Önce düşün, sonra eyle ilkesi; önce eyle sonra hisset mottosuna yenilmiştir. Soğuk nesnellik yerine canlı bir öznellik, düşünmek yerine, bir kez yaratılmış olan ideal için eylemektedir.
Kitap tek bir temaya sahiptir .Gazete ise parçalara ayrılmıştır ,bölünmüştür, pek çok konuyu içinde barındırır ; günümüz gibidir . Ulaşılan kitle arttıkça içerik bölünür , seyrelir ve onu izleyen insanların seviyesi ile eşleşmek zorunda kalır ve böylece kitlenin ortak paydası da en düşük olanın paydasına eşitlenir ; popüler kültür meydana gelir.Yüksek kültür daha komplike olduğu için de dolaşıma daha zor girer.
Thomas Bernhard’ın bir röportajında söylediği üzere, “uzun bir süre yalnız olursanız, yalnız olmaya alışırsanız, yalnız olmayı tercih ederseniz, sıradan insanların bir şeyler keşfedemeyeceği her yerde bir şeyler keşfedersiniz” ... Bubi süper egonun baskısından, onun perspektifinden arılaşır.
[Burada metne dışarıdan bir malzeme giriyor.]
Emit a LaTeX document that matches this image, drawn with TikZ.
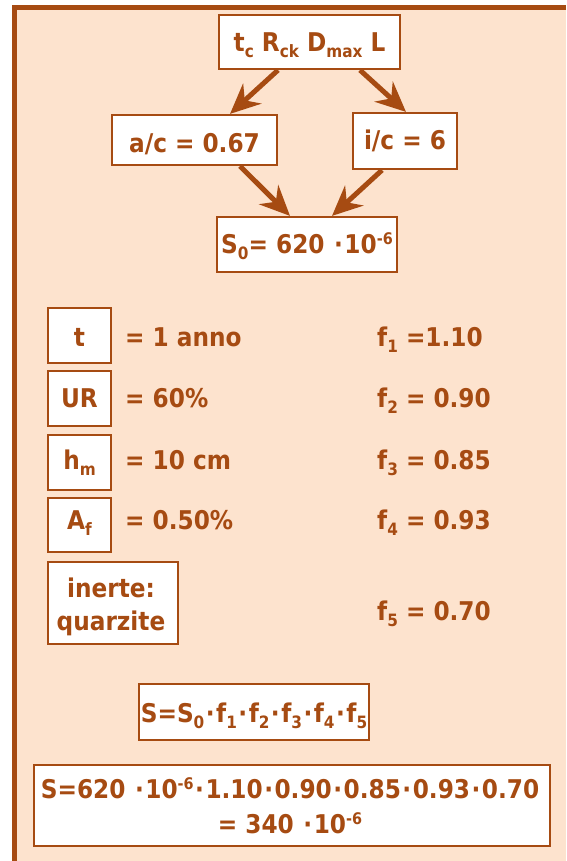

Bu arılaşma, bir yalnızlaşma olduğu kadar “öz“elleşme, “öz“günleşme, “öz“gürleşme getirir. Böylece Bubi, kendi “öz“üne sadık kalmayı başararak, Bernhard’ın söylediği gibi, sıradan kimselerin hiçbir şey görmediği her yerde yeni şeyler keşfeder. İşte bu Bubi’nin “öz“ü de budur: Hiçliğin içerisinde her şeyi bulabilmek.